Stanley Lombardo
Stanley Lombardo
Program Scholar for the Lawrence Public Library
Stanley Lombardo, Professor of Classics at the University of Kansas, is a native of New Orleans. He has a B.A. from Loyola University in New Orleans, an M.A. from Tulane University, and a Ph.D. from the University of Texas (1976). In 1976 he joined the faculty at the University of Kansas, where he served as department chair for fifteen years and teaches Greek and Latin at all levels, as well as general courses on Greek literature and culture. He was awarded a Kemper Teaching Fellowship by the university and a Mortar Board Teaching Award. He is currently director of the University Honors Program.
Professor Lombardo’s publications are primarily literary translations of Greek poetry, including Homer’s Iliad (Hackett, 1997; reviewed in the New York Times, 7/20/97; recipient of the Byron Caldwell Book Award; performed by Aquila Theatre Company at Lincoln Center, 1999); Homer’s Odyssey (Hackett, 2000, a New York Times Book of the Year); and translations of Plato, Hesiod, Callimachus, and of Sappho, which was a finalist for the 2003 Pen Literary Award for translation; and most recently Virgil’s Aeneid, also a finalist for a Pen award and reviewed in the New York Review of Books (April, 2007).
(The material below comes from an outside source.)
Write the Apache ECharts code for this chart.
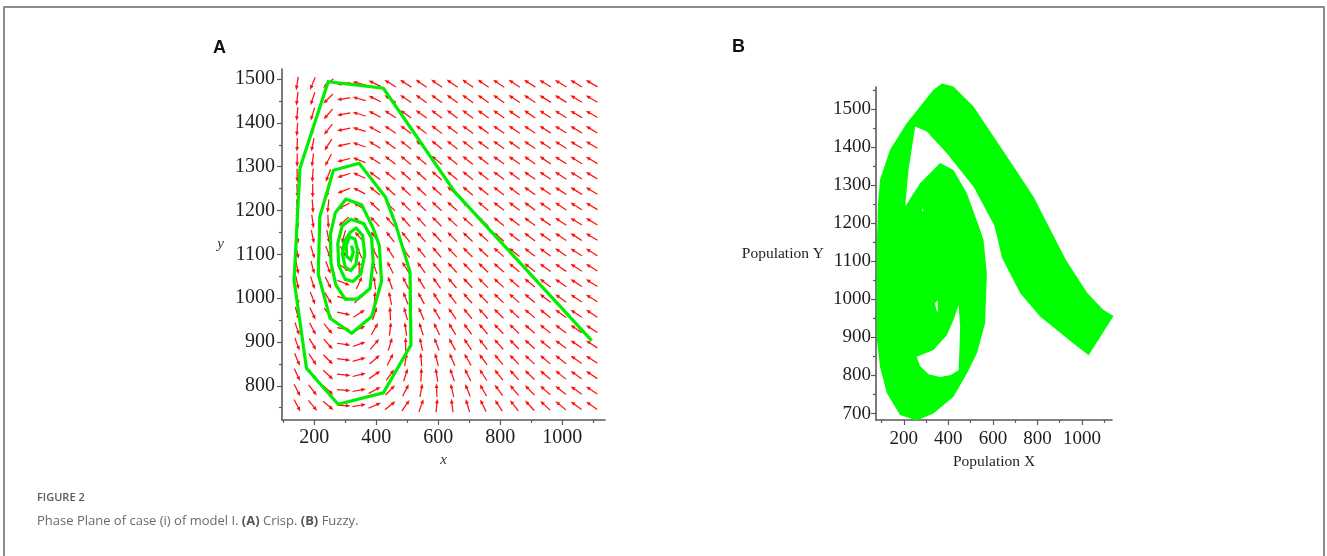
<!DOCTYPE html>
<html>
<head>
<meta charset="utf-8">
<script src="https://cdn.jsdelivr.net/npm/echarts@6/dist/echarts.min.js"></script>
<style>
  html, body { margin: 0; padding: 0; background: #ffffff; }
  #chart { width: 1327px; height: 556px; }
</style>
</head>
<body>
<div id="chart"></div>
<script>
// ---- Panel A (crisp): direction-field grid ----
const fieldX = [145, 195, 245, 295, 345, 395, 445, 495, 545, 595, 645, 695, 745, 795, 845, 895, 945, 995, 1045, 1095];
const fieldY = [1490, 1455, 1420, 1385, 1350, 1315, 1280, 1245, 1210, 1175, 1140, 1105, 1070, 1035, 1000, 965, 930, 895, 860, 825, 790, 755];
// arrow heading on screen, degrees counter-clockwise from +x; one row per fieldY value
const fieldAngles = [
  [261, 248, 222, 188, 166, 155, 149, 147, 145, 145, 145, 145, 145, 146, 146, 147, 148, 148, 149, 150],
  [263, 251, 225, 189, 165, 154, 148, 146, 144, 144, 144, 144, 145, 145, 146, 147, 148, 148, 149, 150],
  [264, 253, 229, 190, 164, 152, 147, 145, 144, 143, 143, 143, 144, 145, 146, 146, 147, 148, 149, 150],
  [266, 256, 232, 191, 163, 151, 146, 143, 142, 142, 143, 143, 144, 145, 145, 146, 147, 148, 149, 149],
  [268, 259, 237, 192, 161, 149, 144, 142, 141, 141, 142, 142, 143, 144, 145, 146, 147, 147, 149, 149],
  [269, 263, 242, 194, 159, 147, 142, 140, 140, 140, 141, 141, 142, 144, 145, 145, 146, 147, 148, 149],
  [271, 266, 249, 197, 156, 144, 140, 139, 139, 139, 140, 141, 142, 143, 144, 145, 146, 147, 148, 149],
  [273, 270, 256, 201, 153, 141, 138, 137, 137, 138, 139, 140, 141, 143, 144, 145, 146, 147, 148, 149],
  [275, 274, 264, 208, 148, 137, 135, 135, 135, 137, 138, 139, 140, 142, 143, 144, 145, 146, 148, 149],
  [278, 278, 273, 222, 141, 133, 131, 132, 133, 135, 137, 138, 139, 141, 143, 144, 145, 146, 148, 149],
  [280, 282, 282, 254, 131, 127, 127, 129, 131, 133, 135, 137, 138, 140, 142, 143, 145, 146, 147, 149],
  [283, 287, 291, 300, 114, 119, 123, 126, 129, 131, 133, 135, 137, 139, 141, 142, 144, 145, 147, 148],
  [281, 285, 291, 327, 90, 110, 117, 122, 126, 129, 132, 134, 136, 139, 140, 142, 144, 145, 147, 148],
  [282, 288, 297, 338, 65, 98, 110, 117, 122, 126, 130, 133, 135, 138, 139, 141, 143, 145, 147, 148],
  [284, 291, 302, 344, 46, 86, 102, 112, 118, 123, 127, 131, 134, 136, 139, 140, 143, 144, 146, 148],
  [286, 295, 306, 348, 33, 72, 93, 105, 113, 120, 125, 129, 132, 135, 138, 140, 142, 144, 146, 147],
  [289, 297, 309, 350, 25, 60, 83, 98, 108, 116, 121, 126, 130, 134, 136, 139, 141, 143, 146, 147],
  [291, 300, 312, 352, 20, 49, 73, 90, 102, 111, 118, 124, 128, 132, 135, 138, 141, 143, 145, 147],
  [293, 303, 315, 353, 16, 41, 63, 81, 95, 105, 114, 120, 126, 130, 134, 137, 140, 142, 145, 147],
  [295, 306, 317, 354, 14, 34, 54, 72, 87, 99, 109, 117, 123, 128, 132, 136, 139, 141, 144, 146],
  [297, 308, 319, 355, 11, 28, 46, 63, 79, 92, 103, 112, 120, 126, 130, 134, 138, 141, 144, 146],
  [298, 310, 320, 356, 10, 24, 39, 55, 70, 84, 97, 107, 116, 123, 128, 133, 137, 140, 143, 145]
];

// ---- Panel A: crisp trajectory, spiralling in to the equilibrium ----
const crispX = [1095, 654, 423, 245, 154, 135, 175, 277, 423, 512, 509, 462, 430,
  345, 262, 218, 213, 251, 321, 385, 417, 410, 390, 353,
  302, 268, 252, 254, 270, 300, 340, 380, 390, 385, 360,
  318, 290, 276, 279, 300, 325, 350, 363, 356, 335,
  316, 297, 291, 300, 318, 335, 340, 331, 314, 303, 305, 318, 326, 320];
const crispY = [903, 1242, 1479, 1494, 1297, 1041, 840, 758, 784, 893, 1060, 1170, 1230,
  1308, 1292, 1186, 1055, 954, 920, 958, 1038, 1120, 1160, 1213,
  1226, 1195, 1145, 1080, 1030, 998, 998, 1022, 1085, 1137, 1170,
  1180, 1165, 1125, 1075, 1043, 1038, 1055, 1100, 1143, 1160,
  1150, 1130, 1100, 1071, 1063, 1078, 1110, 1135, 1140, 1120, 1095, 1087, 1105, 1120];

// ---- Panel B (fuzzy): envelope of the trajectory band and its gaps ----
const fuzzyOutline = [
  [258, 682], [183, 696], [124, 753], [93, 823], [79, 893], [78, 1000], [79, 1150], [84, 1250], [93, 1314],
  [138, 1393], [213, 1463], [273, 1507], [333, 1551], [371, 1567], [423, 1559], [513, 1507], [603, 1428],
  [693, 1349], [782, 1270], [848, 1195], [929, 1103], [1024, 1017], [1097, 972], [1142, 956],
  [1030, 853], [962, 884], [813, 954], [723, 1016], [640, 1110], [625, 1150], [606, 1195], [513, 1296],
  [393, 1384], [303, 1441], [251, 1454], [221, 1340], [206, 1244], [273, 1305], [363, 1358], [423, 1340],
  [483, 1279], [543, 1182], [558, 1156], [573, 1068], [565, 937], [528, 858], [483, 805], [423, 744], [333, 700]
];
const fuzzyGapLower = [
  [258, 849], [333, 867], [393, 906], [423, 946], [446, 985], [453, 928], [450, 870], [446, 814],
  [411, 801], [363, 796], [311, 803], [273, 825]
];
const fuzzyGapSmall = [[340, 990], [352, 998], [353, 966], [346, 972]];
const fuzzyGapSpeck = [[281, 1232], [286, 1241], [288, 1230]];

// ---- Axis ticks ----
const ticksXMajor = [200, 400, 600, 800, 1000];
const ticksXMinor = [100, 300, 500, 700, 900, 1100];
const ticksAYMajor = [800, 900, 1000, 1100, 1200, 1300, 1400, 1500];
const ticksAYMinor = [750, 850, 950, 1050, 1150, 1250, 1350, 1450];
const ticksBYMajor = [700, 800, 900, 1000, 1100, 1200, 1300, 1400, 1500];
const ticksBYMinor = [750, 850, 950, 1050, 1150, 1250, 1350, 1450, 1550];

const GREEN = '#00ee00';
const FILL_GREEN = '#00ff00';
const RED = '#ff1010';
const AXIS_COLOR = '#5a5a5a';
const SERIF = '"Liberation Serif", "Times New Roman", serif';

const chart = echarts.init(document.getElementById('chart'), null, { renderer: 'canvas' });

function plainNumber(v) { return String(v); }

function majorAxis(grid, min, max, ticks, fontSize, margin, extra) {
  return Object.assign({
    type: 'value', gridIndex: grid, min: min, max: max,
    axisLine: { show: true, onZero: false, lineStyle: { color: AXIS_COLOR, width: 1.6 } },
    axisTick: { show: true, customValues: ticks, length: 5, lineStyle: { color: AXIS_COLOR, width: 1.2 } },
    axisLabel: { show: true, customValues: ticks, margin: margin, color: '#1e1e1e',
      fontFamily: SERIF, fontSize: fontSize, formatter: plainNumber },
    splitLine: { show: false }
  }, extra || {});
}
function minorAxis(grid, min, max, ticks, position) {
  return {
    type: 'value', gridIndex: grid, min: min, max: max, position: position,
    axisLine: { show: false, onZero: false },
    axisTick: { show: true, customValues: ticks, length: 3, lineStyle: { color: AXIS_COLOR, width: 1.2 } },
    axisLabel: { show: false },
    splitLine: { show: false }
  };
}

// arrow data: [x, y, heading]
const arrowData = [];
fieldY.forEach(function (yv, j) {
  fieldX.forEach(function (xv, k) {
    arrowData.push([xv, yv, fieldAngles[j][k]]);
  });
});

const ARROW_LEN = 13.5;
function renderArrow(params, api) {
  const c = api.coord([api.value(0), api.value(1)]);
  const a = api.value(2) * Math.PI / 180;
  const ux = Math.cos(a), uy = -Math.sin(a);
  const h = ARROW_LEN / 2;
  const x0 = c[0] - ux * h, y0 = c[1] - uy * h;
  const x1 = c[0] + ux * h, y1 = c[1] + uy * h;
  const hl = 4.6, hw = 1.9;
  const bx = x1 - ux * hl, by = y1 - uy * hl;
  const px = -uy, py = ux;
  return {
    type: 'group',
    children: [
      { type: 'line', shape: { x1: x0, y1: y0, x2: bx + ux * 1, y2: by + uy * 1 }, style: { stroke: RED, lineWidth: 1.25 } },
      { type: 'polygon', shape: { points: [[x1, y1], [bx + px * hw, by + py * hw], [bx - px * hw, by - py * hw]] },
        style: { fill: RED } }
    ]
  };
}

const fuzzyRings = [fuzzyOutline, fuzzyGapLower, fuzzyGapSmall, fuzzyGapSpeck];
function renderRing(params, api) {
  const ring = fuzzyRings[params.dataIndex];
  return {
    type: 'polygon',
    shape: { points: ring.map(function (p) { return api.coord(p); }) },
    style: { fill: params.dataIndex === 0 ? FILL_GREEN : '#ffffff' }
  };
}

const option = {
  animation: false,
  backgroundColor: '#ffffff',
  grid: [
    { left: 282, top: 69, width: 323, height: 351 },
    { left: 876, top: 87, width: 236, height: 333 }
  ],
  xAxis: [
    majorAxis(0, 96, 1138, ticksXMajor, 20, 8, {
      position: 'bottom', name: 'x', nameLocation: 'middle', nameGap: 30,
      nameTextStyle: { fontFamily: SERIF, fontStyle: 'italic', fontSize: 15, color: '#333' }
    }),
    minorAxis(0, 96, 1138, ticksXMinor, 'bottom'),
    majorAxis(1, 75, 1135, ticksXMajor, 19, 10, {
      position: 'bottom', name: 'Population X', nameLocation: 'middle', nameGap: 28,
      nameTextStyle: { fontFamily: SERIF, fontSize: 15.5, color: '#1e1e1e' }
    }),
    minorAxis(1, 75, 1135, ticksXMinor, 'bottom')
  ],
  yAxis: [
    majorAxis(0, 722, 1523, ticksAYMajor, 20, 7, {
      position: 'left', name: 'y', nameLocation: 'middle', nameGap: 58, nameRotate: 0,
      nameTextStyle: { fontFamily: SERIF, fontStyle: 'italic', fontSize: 15, color: '#333' }
    }),
    minorAxis(0, 722, 1523, ticksAYMinor, 'left'),
    majorAxis(1, 683, 1558, ticksBYMajor, 19, 5, {
      position: 'left', name: 'Population Y', nameLocation: 'middle', nameGap: 52, nameRotate: 0,
      nameTextStyle: { fontFamily: SERIF, fontSize: 15.5, color: '#1e1e1e' }
    }),
    minorAxis(1, 683, 1558, ticksBYMinor, 'left')
  ],
  series: [
    {
      type: 'custom', name: 'direction field', xAxisIndex: 0, yAxisIndex: 0,
      data: arrowData, encode: { x: 0, y: 1 }, renderItem: renderArrow, silent: true, z: 2
    },
    {
      type: 'line', name: 'crisp trajectory', xAxisIndex: 0, yAxisIndex: 0,
      data: crispX.map(function (v, i) { return [v, crispY[i]]; }),
      showSymbol: false, symbol: 'none', silent: true, z: 3,
      lineStyle: { color: GREEN, width: 3.2, join: 'miter' }
    },
    {
      type: 'custom', name: 'fuzzy band', xAxisIndex: 2, yAxisIndex: 2,
      data: fuzzyRings.map(function (r, i) { return [r[0][0], r[0][1], i]; }),
      encode: { x: 0, y: 1 }, renderItem: renderRing, silent: true, z: 2, clip: false
    }
  ],
  graphic: [
    { type: 'rect', shape: { x: 4, y: 7, width: 1320, height: 620 },
      style: { fill: 'none', stroke: '#8c8c8c', lineWidth: 2 }, silent: true },
    { type: 'text', x: 213, y: 48, style: { text: 'A', fontFamily: '"Liberation Sans", Arial, sans-serif',
      fontWeight: 'bold', fontSize: 18, fill: '#111', verticalAlign: 'middle' } },
    { type: 'text', x: 732, y: 47, style: { text: 'B', fontFamily: '"Liberation Sans", Arial, sans-serif',
      fontWeight: 'bold', fontSize: 18, fill: '#111', verticalAlign: 'middle' } },
    { type: 'text', x: 37, y: 498, style: { text: 'FIGURE 2', fontFamily: '"Open Sans", sans-serif',
      fontWeight: 600, fontSize: 11, fill: '#5a5a5a', verticalAlign: 'middle' } },
    { type: 'text', x: 37, y: 521, style: {
      text: 'Phase Plane of case (i) of model I. {b|(A)} Crisp. {b|(B)} Fuzzy.',
      fontFamily: '"Open Sans", sans-serif', fontSize: 13, fill: '#6a6a6a', verticalAlign: 'middle',
      rich: { b: { fontFamily: '"Open Sans", sans-serif', fontSize: 13, fontWeight: 'bold', fill: '#555' } }
    } }
  ]
};

chart.setOption(option);
</script>
</body>
</html>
He also maintains an interest in Asian philosophy and has co-authored a translation of Tao Te Ching and co-edited an anthology of classical Zen texts His translation of Dante’s Inferno will appear in 2009.
Professor Lombardo has given dramatic readings of his translations on campuses throughout the country, as well as at such venues as the Smithsonian Institution, the Chicago Humanities Festival and on C-SPAN and National Public Radio. He has recorded and released award-winning audio books (Parmenides Press) of his Homer translations.